Objective — Return each line containing "this".

Records for processing —
◇ ◇ ◇ ◇

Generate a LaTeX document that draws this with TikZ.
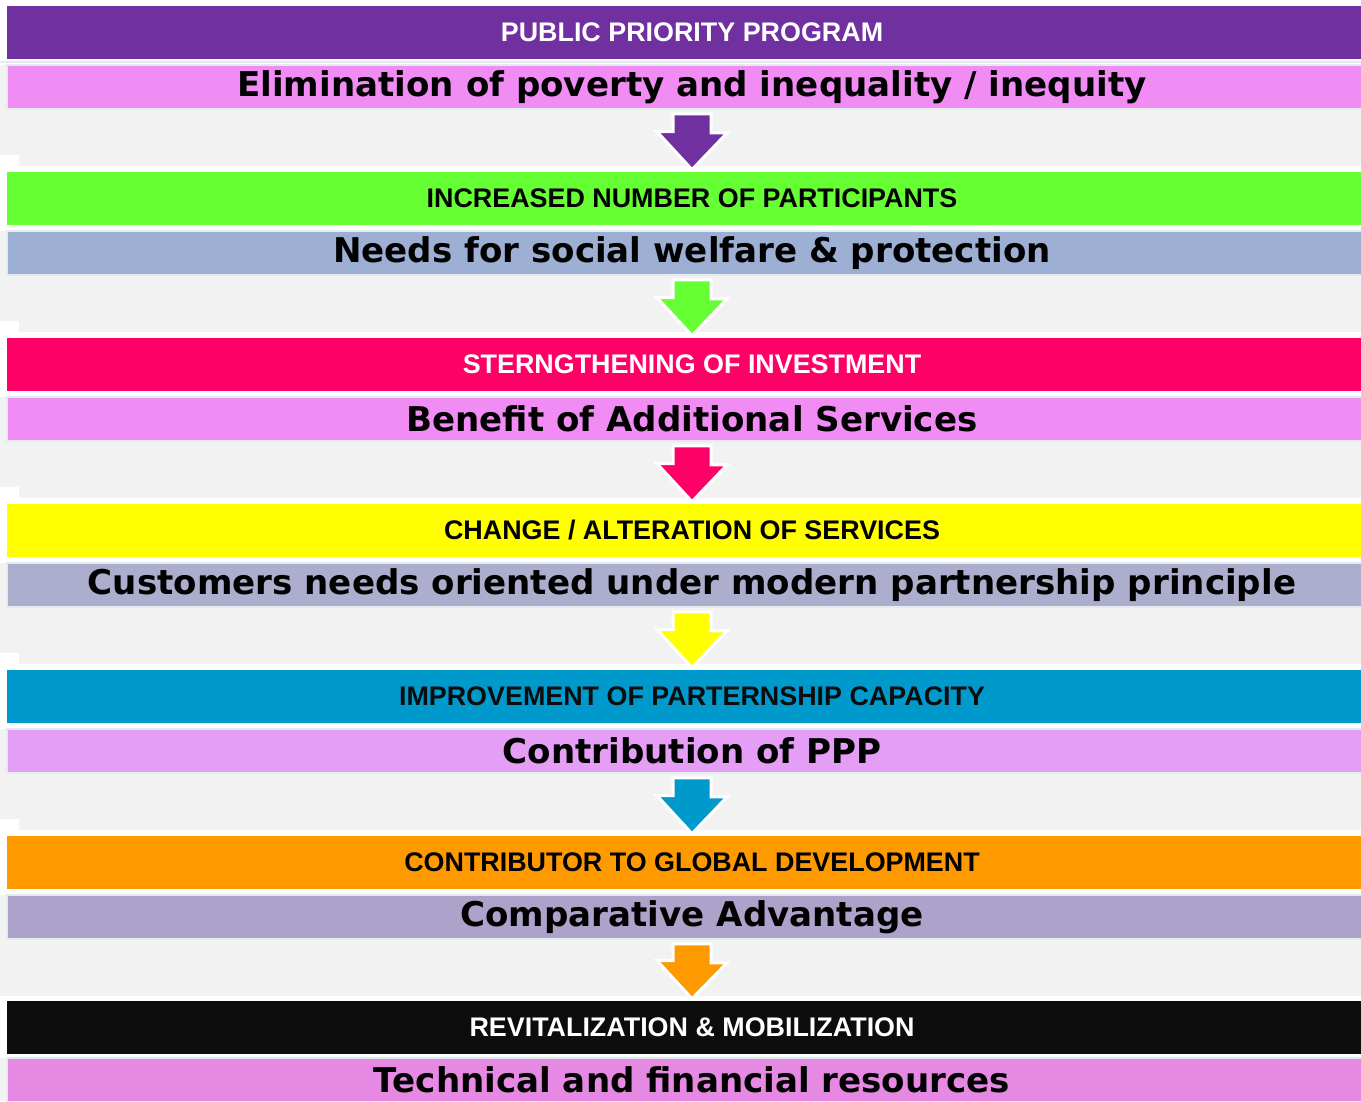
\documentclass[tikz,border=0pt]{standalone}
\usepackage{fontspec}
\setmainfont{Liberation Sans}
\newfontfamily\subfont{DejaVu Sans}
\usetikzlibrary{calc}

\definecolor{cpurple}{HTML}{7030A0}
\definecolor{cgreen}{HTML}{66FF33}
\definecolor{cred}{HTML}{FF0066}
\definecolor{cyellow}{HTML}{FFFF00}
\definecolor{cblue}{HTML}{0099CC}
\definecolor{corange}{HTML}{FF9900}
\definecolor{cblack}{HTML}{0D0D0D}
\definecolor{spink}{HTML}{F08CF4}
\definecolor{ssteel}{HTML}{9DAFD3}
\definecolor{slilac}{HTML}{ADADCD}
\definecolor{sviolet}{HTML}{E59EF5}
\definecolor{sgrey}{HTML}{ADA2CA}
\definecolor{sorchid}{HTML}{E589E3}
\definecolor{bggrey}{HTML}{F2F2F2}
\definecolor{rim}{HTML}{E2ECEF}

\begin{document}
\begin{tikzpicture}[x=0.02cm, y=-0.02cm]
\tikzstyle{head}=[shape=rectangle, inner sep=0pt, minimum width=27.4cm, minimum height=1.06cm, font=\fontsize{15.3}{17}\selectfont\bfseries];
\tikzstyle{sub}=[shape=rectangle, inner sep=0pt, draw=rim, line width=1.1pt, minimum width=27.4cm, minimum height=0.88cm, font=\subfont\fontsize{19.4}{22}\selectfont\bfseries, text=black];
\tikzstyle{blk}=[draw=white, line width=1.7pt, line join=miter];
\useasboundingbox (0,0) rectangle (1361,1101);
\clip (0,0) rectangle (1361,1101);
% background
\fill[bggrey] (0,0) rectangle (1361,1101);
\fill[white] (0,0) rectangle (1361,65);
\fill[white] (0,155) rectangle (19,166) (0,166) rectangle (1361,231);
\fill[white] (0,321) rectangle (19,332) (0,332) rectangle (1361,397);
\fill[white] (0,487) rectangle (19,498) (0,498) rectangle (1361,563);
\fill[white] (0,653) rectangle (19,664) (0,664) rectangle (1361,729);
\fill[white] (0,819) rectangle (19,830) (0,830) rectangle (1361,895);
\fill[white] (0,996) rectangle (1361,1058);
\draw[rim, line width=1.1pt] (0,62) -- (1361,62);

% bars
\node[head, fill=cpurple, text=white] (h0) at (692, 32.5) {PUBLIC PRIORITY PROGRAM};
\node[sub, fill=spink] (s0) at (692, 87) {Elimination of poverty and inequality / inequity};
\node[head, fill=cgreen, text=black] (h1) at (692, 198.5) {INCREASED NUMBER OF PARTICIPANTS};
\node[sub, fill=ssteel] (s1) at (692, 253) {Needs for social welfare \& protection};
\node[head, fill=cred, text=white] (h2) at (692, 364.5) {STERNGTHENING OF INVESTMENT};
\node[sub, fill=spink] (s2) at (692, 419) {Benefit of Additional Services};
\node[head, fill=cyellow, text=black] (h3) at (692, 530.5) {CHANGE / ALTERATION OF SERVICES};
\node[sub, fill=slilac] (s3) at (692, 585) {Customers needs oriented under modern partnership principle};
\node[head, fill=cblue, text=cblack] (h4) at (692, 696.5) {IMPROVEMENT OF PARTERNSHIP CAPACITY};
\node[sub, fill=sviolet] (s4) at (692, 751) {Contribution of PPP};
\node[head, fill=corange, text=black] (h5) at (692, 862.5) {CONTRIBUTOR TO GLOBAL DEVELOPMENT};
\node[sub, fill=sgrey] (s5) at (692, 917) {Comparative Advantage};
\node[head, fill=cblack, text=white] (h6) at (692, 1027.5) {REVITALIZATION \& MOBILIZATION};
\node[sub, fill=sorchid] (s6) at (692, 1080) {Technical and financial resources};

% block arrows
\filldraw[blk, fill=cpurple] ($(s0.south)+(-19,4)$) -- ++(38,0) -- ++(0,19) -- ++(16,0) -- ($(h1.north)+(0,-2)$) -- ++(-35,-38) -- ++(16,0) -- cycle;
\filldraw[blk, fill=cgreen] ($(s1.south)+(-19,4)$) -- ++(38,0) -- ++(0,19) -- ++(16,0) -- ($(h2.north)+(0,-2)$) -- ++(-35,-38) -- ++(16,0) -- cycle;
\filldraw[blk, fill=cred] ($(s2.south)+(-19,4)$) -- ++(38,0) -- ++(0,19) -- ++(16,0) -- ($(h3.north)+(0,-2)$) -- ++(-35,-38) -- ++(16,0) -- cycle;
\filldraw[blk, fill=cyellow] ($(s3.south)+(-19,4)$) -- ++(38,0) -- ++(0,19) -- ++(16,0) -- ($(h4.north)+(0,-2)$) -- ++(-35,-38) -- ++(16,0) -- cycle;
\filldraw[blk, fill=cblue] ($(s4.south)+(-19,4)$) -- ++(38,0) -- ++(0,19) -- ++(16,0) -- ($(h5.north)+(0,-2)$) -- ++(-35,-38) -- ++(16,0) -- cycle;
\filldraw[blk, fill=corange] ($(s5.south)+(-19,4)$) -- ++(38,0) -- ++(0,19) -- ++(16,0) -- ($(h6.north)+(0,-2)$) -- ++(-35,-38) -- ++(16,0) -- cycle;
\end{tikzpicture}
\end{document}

◇ ◇ ◇ ◇

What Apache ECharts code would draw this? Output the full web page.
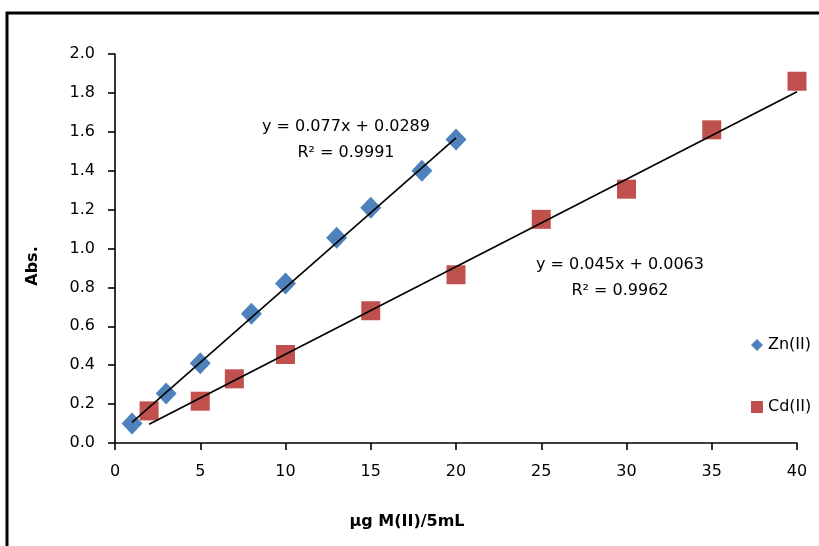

◇ ◇ ◇ ◇

Output below —
Generate a LaTeX document that draws this with TikZ.
What Apache ECharts code would draw this? Output the full web page.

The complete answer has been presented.